### Stated goal
Go through the lines below and copy each one that holds the string "this".

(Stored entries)
= = = = = = =

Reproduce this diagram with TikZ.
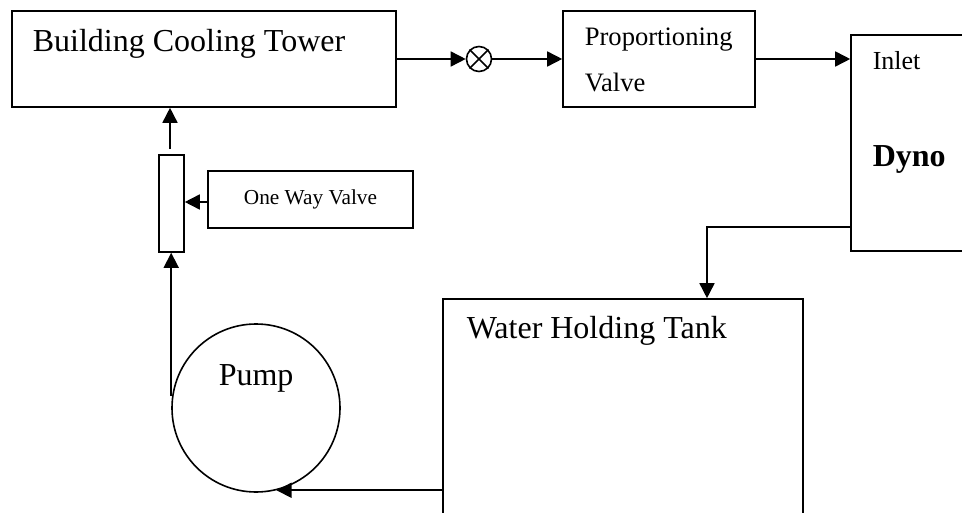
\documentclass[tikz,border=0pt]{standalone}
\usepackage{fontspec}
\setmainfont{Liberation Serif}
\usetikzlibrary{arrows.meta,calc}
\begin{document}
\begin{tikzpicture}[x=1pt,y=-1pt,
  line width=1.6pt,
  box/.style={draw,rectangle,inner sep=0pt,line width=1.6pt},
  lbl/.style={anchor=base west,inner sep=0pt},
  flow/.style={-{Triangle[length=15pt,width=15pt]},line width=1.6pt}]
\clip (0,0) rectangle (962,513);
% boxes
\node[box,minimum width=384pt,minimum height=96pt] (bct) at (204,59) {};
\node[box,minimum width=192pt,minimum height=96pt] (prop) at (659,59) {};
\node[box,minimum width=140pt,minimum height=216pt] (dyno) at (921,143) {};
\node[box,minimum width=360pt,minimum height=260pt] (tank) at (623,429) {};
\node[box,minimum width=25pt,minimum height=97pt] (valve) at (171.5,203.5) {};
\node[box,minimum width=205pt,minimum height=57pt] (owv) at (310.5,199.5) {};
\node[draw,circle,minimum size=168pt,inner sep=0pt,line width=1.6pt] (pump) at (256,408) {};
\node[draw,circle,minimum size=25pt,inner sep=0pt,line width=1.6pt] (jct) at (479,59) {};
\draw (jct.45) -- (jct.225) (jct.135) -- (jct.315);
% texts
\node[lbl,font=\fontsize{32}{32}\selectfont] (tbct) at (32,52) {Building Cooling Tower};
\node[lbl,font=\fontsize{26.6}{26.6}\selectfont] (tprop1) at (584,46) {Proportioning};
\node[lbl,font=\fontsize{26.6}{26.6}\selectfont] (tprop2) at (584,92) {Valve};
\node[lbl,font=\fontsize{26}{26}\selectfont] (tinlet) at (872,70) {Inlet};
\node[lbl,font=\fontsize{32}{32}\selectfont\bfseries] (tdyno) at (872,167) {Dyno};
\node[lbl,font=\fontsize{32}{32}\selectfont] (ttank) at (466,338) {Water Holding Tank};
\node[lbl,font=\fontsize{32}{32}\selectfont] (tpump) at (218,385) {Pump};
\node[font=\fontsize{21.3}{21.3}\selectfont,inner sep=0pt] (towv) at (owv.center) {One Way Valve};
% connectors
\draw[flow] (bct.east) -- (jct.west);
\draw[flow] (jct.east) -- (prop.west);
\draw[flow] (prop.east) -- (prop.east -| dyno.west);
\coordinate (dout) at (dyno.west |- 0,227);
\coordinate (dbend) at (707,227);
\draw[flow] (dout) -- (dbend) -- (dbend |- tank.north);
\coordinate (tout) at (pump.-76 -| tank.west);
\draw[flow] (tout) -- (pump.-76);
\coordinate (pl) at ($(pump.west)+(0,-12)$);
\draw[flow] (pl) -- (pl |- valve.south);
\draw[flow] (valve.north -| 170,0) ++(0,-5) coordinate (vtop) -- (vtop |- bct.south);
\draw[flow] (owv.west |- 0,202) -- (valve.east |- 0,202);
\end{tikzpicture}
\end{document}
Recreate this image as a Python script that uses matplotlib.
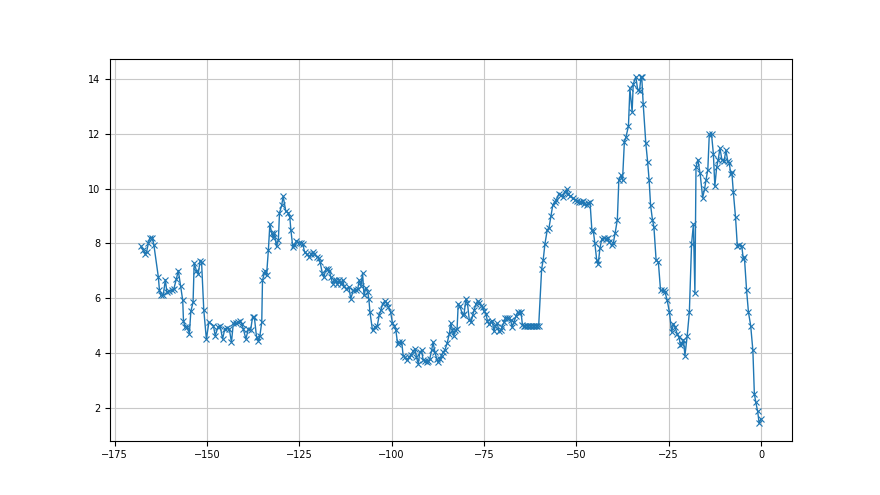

= = = = = = =

### Written solution
Reproduce this diagram with TikZ.
Recreate this image as a Python script that uses matplotlib.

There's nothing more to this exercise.